What's the best configuration for learning rate, warmup and others

Summary

So far, I have trained my own model twice, but both attempts yielded poor results. I am seeking advice on best practices for configuring parameters such as the learning rate, warmup steps, and others, as well as understanding how these parameters function.

First Attempt

During my first attempt, I set the learning rate to 0.005, with a total of 100,000 steps and approximately 16,000 warmup steps.

I discovered that changes to warmup_steps in config.json do not take effect if you resume training from a checkpoint after making the change, unless you start training from scratch. Therefore, in the first attempt, I believe there was virtually no warmup in practice.
The batch size was 3,072, but I don’t think it significantly impacted the long training process.
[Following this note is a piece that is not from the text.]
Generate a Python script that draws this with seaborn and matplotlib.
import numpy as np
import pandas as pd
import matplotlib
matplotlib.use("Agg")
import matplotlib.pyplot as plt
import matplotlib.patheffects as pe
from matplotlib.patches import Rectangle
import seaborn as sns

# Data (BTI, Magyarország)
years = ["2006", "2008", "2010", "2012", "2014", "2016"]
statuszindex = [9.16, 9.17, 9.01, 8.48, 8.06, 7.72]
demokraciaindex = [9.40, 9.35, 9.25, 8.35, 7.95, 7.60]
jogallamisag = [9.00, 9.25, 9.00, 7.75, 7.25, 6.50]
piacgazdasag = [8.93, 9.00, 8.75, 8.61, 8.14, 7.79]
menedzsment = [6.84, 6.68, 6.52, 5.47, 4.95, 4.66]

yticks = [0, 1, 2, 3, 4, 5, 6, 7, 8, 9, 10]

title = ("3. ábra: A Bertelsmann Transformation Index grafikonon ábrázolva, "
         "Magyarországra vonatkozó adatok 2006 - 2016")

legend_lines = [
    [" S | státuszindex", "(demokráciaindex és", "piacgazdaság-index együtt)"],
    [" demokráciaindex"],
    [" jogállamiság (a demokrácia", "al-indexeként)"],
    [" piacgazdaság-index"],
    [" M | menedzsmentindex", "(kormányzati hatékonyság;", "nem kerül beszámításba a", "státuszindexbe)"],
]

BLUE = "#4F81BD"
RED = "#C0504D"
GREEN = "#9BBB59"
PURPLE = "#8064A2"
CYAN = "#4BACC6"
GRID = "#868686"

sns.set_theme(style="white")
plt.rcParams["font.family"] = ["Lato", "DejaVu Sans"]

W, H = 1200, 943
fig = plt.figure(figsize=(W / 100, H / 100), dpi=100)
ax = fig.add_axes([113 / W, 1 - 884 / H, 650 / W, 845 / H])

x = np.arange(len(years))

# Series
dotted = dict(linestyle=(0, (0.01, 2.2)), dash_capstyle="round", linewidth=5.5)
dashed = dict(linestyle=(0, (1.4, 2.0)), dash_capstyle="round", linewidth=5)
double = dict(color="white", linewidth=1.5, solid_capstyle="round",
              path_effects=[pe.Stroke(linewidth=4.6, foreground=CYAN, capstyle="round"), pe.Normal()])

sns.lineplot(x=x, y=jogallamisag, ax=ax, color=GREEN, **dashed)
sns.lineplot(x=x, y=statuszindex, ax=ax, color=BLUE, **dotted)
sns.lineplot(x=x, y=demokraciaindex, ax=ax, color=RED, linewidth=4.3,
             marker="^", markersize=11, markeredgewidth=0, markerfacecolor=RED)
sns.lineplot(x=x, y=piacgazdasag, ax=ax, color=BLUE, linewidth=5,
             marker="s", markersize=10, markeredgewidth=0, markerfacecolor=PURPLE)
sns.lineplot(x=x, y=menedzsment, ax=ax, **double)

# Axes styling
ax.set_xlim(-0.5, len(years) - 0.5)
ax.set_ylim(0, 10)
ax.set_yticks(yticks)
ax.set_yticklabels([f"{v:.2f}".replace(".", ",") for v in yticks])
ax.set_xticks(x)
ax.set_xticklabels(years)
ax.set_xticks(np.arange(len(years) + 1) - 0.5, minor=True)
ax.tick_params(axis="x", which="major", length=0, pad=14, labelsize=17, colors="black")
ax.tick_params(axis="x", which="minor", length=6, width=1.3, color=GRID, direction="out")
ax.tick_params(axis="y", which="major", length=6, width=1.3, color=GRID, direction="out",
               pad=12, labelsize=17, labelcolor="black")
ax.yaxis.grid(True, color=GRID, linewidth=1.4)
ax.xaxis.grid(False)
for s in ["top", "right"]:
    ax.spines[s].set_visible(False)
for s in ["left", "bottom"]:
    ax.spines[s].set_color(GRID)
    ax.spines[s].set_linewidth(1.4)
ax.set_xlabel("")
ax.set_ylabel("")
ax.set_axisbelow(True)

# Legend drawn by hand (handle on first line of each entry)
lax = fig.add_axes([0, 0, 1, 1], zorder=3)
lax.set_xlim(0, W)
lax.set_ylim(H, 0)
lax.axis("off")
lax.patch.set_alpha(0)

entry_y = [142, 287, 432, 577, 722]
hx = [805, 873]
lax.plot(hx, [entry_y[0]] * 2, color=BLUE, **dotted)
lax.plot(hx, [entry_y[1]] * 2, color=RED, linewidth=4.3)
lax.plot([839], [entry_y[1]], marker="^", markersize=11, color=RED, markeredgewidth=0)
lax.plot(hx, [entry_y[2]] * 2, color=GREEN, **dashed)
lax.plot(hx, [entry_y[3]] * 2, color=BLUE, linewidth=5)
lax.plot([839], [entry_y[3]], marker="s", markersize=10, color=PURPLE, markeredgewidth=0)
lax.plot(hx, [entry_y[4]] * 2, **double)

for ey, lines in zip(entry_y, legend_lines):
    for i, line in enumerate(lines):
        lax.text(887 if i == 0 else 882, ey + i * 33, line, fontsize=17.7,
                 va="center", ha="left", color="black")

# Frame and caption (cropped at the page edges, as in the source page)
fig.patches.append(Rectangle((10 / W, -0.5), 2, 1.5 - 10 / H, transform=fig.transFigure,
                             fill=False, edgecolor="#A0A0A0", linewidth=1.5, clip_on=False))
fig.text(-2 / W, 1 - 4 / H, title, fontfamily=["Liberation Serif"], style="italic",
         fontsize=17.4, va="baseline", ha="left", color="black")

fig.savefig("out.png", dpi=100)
Ultimately, the model performed poorly. It was learning, but at a very slow pace. Specifically, the training accuracy reached only 18.5 after 100,000 steps.

The learning rate progressively decreased, ending around 5e-4.

The validation BLEU score was only 0.08, and I would also like to know if the BLEU score is valued between [0,1] or [0,100].

There are several other metrics, and I will list their final values here, which may be helpful. Generally, they improved over the 100,000 training steps (either higher or lower is better), but the improvement was quite slow.

  • train/ppl: 751.6
  • train/tgtper: 1.06e+4
  • train/xent: 6.622
  • valid/acc: 20.5
  • valid/tgtper: 359.8
  • valid/ppl: 564.1
  • valid/xent: 6.331

Second Attempt

After reflecting on the first attempt, I suspected that the learning rate was too low. Thus, I configured the parameters as follows:
(Irrelevant configurations, such as datasets, have been omitted)

{
    "vocab_size": 80000,
    "batch_size": 3072,
    "train_steps": 20000,
    "valid_steps": 500,
    "save_checkpoint_steps": 1000,
    "warmup_steps": 1400,
    "valid_batch_size": 3072,
    "learning_rate": 0.17,
    "max_grad_norm": 1.0,
    "accum_count": 12,
    "num_worker": 6,
    "model_dtype": "fp32",
    "keep_checkpoint": 12,
    "early_stopping": 5
}

However, the learning rate did not schedule as expected.

As I understand it, based on this configuration, the learning rate should start from a small value and linearly increase to the target learning rate (0.17 in my case).

Instead, the learning rate remained fixed at 0.004543 during the warmup steps and only decreased after the warmup period.

The learning process was indeed faster than the first attempt, but I still believe this configuration is not optimal.

I would like to know what the common values for these parameters are. By default, the learning rate remains lower than the target learning rate during warmup and never reaches or tends to get close to the target learning rate. Is this behavior normal?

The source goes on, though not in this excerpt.